Ms Gillian Bowler said that, while she did not want to take away from the contribution certain people had made to the airline, "the truth is that businesses are always larger than individuals". Highlighting the important role of air access to the tourism industry, she said, "there is a lack of leadership at the moment in Aer Lingus and it needs to be addressed quickly".
Ms Bowler was speaking in Dublin yesterday at the recently-formed Business Tourism Forum (BTF), at which calls were made for the retention of business class air access to Ireland.
A number of other issues were said to be holding back the expansion of business tourism, including difficulties in making group bookings through Irish airlines, the absence of a second terminal at Dublin Airport and infrastructural deficits, especially the lack of progress on the construction of a national conference centre. Addressing the 150 delegates, the Minister for Arts, Sport and Tourism, Mr O'Donoghue, said he was committed to ensuring the contract for the national conference centre would be awarded by summer 2005.

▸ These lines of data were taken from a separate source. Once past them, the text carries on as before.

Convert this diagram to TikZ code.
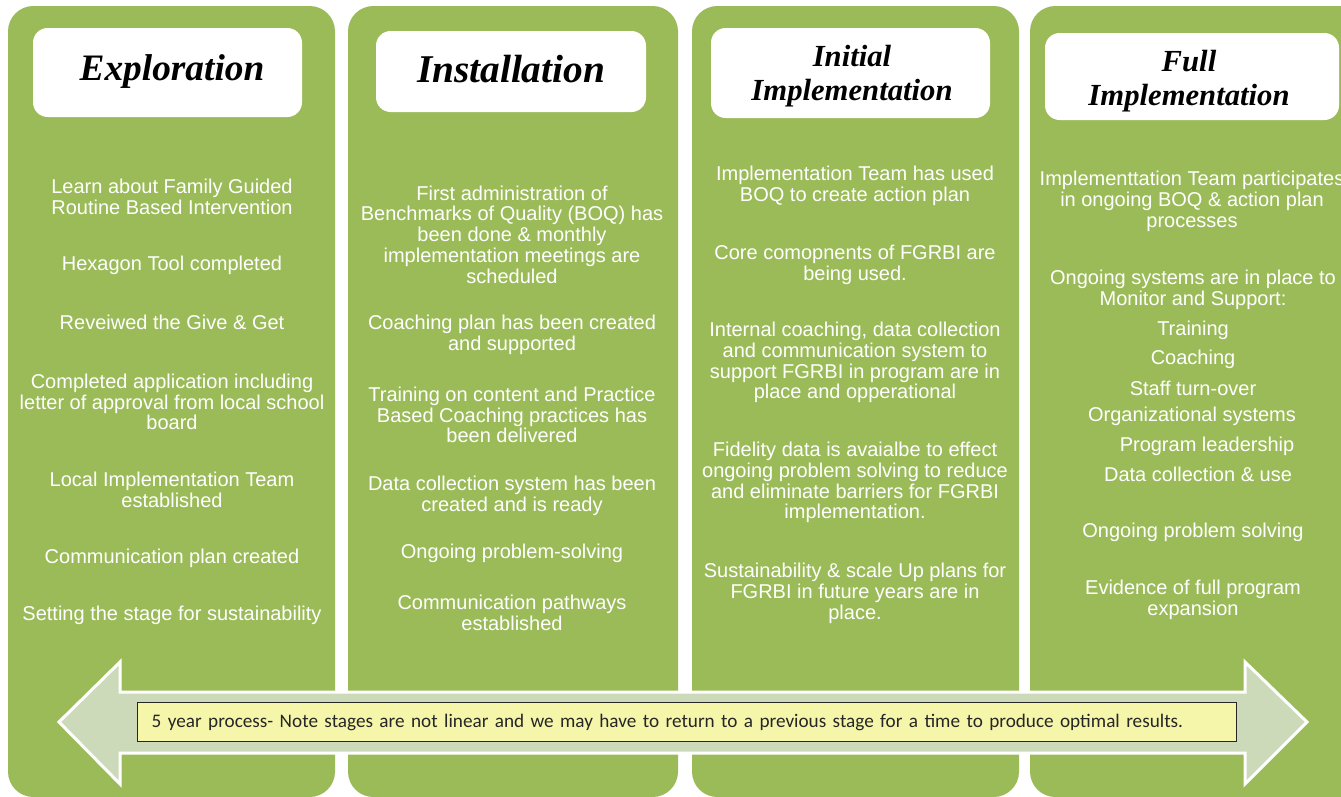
\documentclass[tikz,border=0pt]{standalone}
\usepackage{fontspec}
\setmainfont{Liberation Sans}
\newfontfamily\titlefont{Liberation Serif}
\newfontfamily\notefont{Carlito}
\definecolor{stagegreen}{RGB}{155,187,89}
\definecolor{arrowfill}{RGB}{205,218,186}
\definecolor{notefill}{RGB}{245,246,170}
\begin{document}
\begin{tikzpicture}[x=0.75pt,y=-0.75pt,
  stage/.style={fill=stagegreen, rounded corners=19pt},
  titlebox/.style={fill=white, rounded corners=11pt},
  titletext/.style={font=\titlefont\bfseries\itshape\fontsize{28}{30}\selectfont,
    text=black, align=center, inner sep=0pt},
  subtitletext/.style={font=\titlefont\bfseries\itshape\fontsize{23}{25.5}\selectfont,
    text=black, align=center, inner sep=0pt},
  item/.style={text=white, align=center, inner sep=0pt,
    font=\fontsize{15}{15.6}\selectfont},
  timeline/.style={fill=arrowfill, draw=white, line width=2.25pt, line join=miter},
  notebox/.style={fill=notefill, draw=black!85, line width=1.1pt, anchor=north west,
    text width=803pt, inner xsep=10.5pt, inner ysep=0pt, minimum height=29.25pt,
    align=left, font=\notefont\fontsize{14.4}{16}\selectfont, text=black!85}]

\clip (0,0) rectangle (1341,796);

% stage columns
\fill[stage] (8,6) rectangle (335,797);
\fill[stage] (348,6) rectangle (678,797);
\fill[stage] (692,6) rectangle (1019,797);
\fill[stage] (1030,6) rectangle (1380,797);

% title boxes
\fill[titlebox] (33,28) rectangle (302,117);
\fill[titlebox] (376,31) rectangle (646,112);
\fill[titlebox] (711,28) rectangle (990,118);
\fill[titlebox] (1045,33) rectangle (1339,120);

\node[titletext] (t1) at (172,72) {Exploration};
\node[titletext, font=\titlefont\bfseries\itshape\fontsize{29.5}{30}\selectfont] (t2) at (511,69) {Installation};
\node[subtitletext] (t3) at (852,76) {Initial\\Implementation};
\node[subtitletext] (t4) at (1189,81) {Full\\Implementation};

% Exploration
\node[item] (e1) at (172,197) {Learn about Family Guided\\Routine Based Intervention};
\node[item] (e2) at (172,265) {Hexagon Tool completed};
\node[item] (e3) at (172,322) {Reveiwed the Give \& Get};
\node[item] (e4) at (172,402) {Completed application including\\letter of approval from local school\\board};
\node[item] (e5) at (172,490) {Local Implementation Team\\established};
\node[item] (e6) at (172,558) {Communication plan created};
\node[item] (e7) at (172,615) {Setting the stage for sustainability};

% Installation
\node[item] (i1) at (512,234.5) {First administration of\\Benchmarks of Quality (BOQ) has\\been done \& monthly\\implementation meetings are\\scheduled};
\node[item] (i2) at (512,334.5) {Coaching plan has been created\\and supported};
\node[item] (i3) at (512,415) {Training on content and Practice\\Based Coaching practices has\\been delivered};
\node[item] (i4) at (512,495.5) {Data collection system has been\\created and is ready};
\node[item] (i5) at (512,553) {Ongoing problem-solving};
\node[item] (i6) at (512,612.5) {Communication pathways\\established};

% Initial Implementation
\node[item] (n1) at (855,185.5) {Implementation Team has used\\BOQ to create action plan};
\node[item] (n2) at (855,264.5) {Core comopnents of FGRBI are\\being used.};
\node[item] (n3) at (855,362.5) {Internal coaching, data collection\\and communication system to\\support FGRBI in program are in\\place and opperational};
\node[item] (n4) at (855,482.5) {Fidelity data is avaialbe to effect\\ongoing problem solving to reduce\\and eliminate barriers for FGRBI\\implementation.};
\node[item] (n5) at (855,593.5) {Sustainability \& scale Up plans for\\FGRBI in future years are in\\place.};

% Full Implementation
\node[item] (f1) at (1192,201.5) {Implementtation Team participates\\in ongoing BOQ \& action plan\\processes};
\node[item] (f2) at (1193,290) {Ongoing systems are in place to\\Monitor and Support:};
\node[item] (f3) at (1193,330) {Training};
\node[item] (f4) at (1193,359) {Coaching};
\node[item] (f5) at (1193,388) {Staff turn-over};
\node[item] (f6) at (1192,416) {Organizational systems};
\node[item] (f7) at (1207,446) {Program leadership};
\node[item] (f8) at (1198,474) {Data collection \& use};
\node[item] (f9) at (1193,532) {Ongoing problem solving};
\node[item] (f10) at (1193,600) {Evidence of full program\\expansion};

% two-headed timeline arrow
\draw[timeline] (59,722) -- (120,662) -- (120,692) -- (1245,692) -- (1245,662)
  -- (1307,722) -- (1245,784) -- (1245,753) -- (120,753) -- (120,784) -- cycle;

\node[notebox] (note) at (137,702) {5 year process- Note stages are not linear and we may have to return to a previous stage for a time to produce optimal results.};
\end{tikzpicture}
\end{document}
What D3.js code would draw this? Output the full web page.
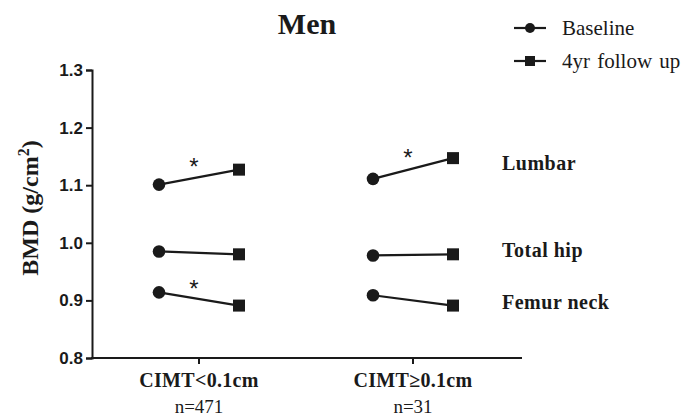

Mr Peter Malone, chairman of the BTF, which was set up by Fáilte Ireland last July, said it hoped the centre would be open by June 2008. Mr Malone added that as well as the retention of business class air access, industry representatives were keen to preserve interlining of luggage between airlines.
"Because we are an island destination, many international business people fly to Ireland from larger hub airports. They have no desire to collect and carry luggage through connecting airports."
The Dublin Chamber of Commerce criticised the delay in awarding the national conference centre tender, saying more than €50 million a year was being lost to the economy each year by the absence of such a facility.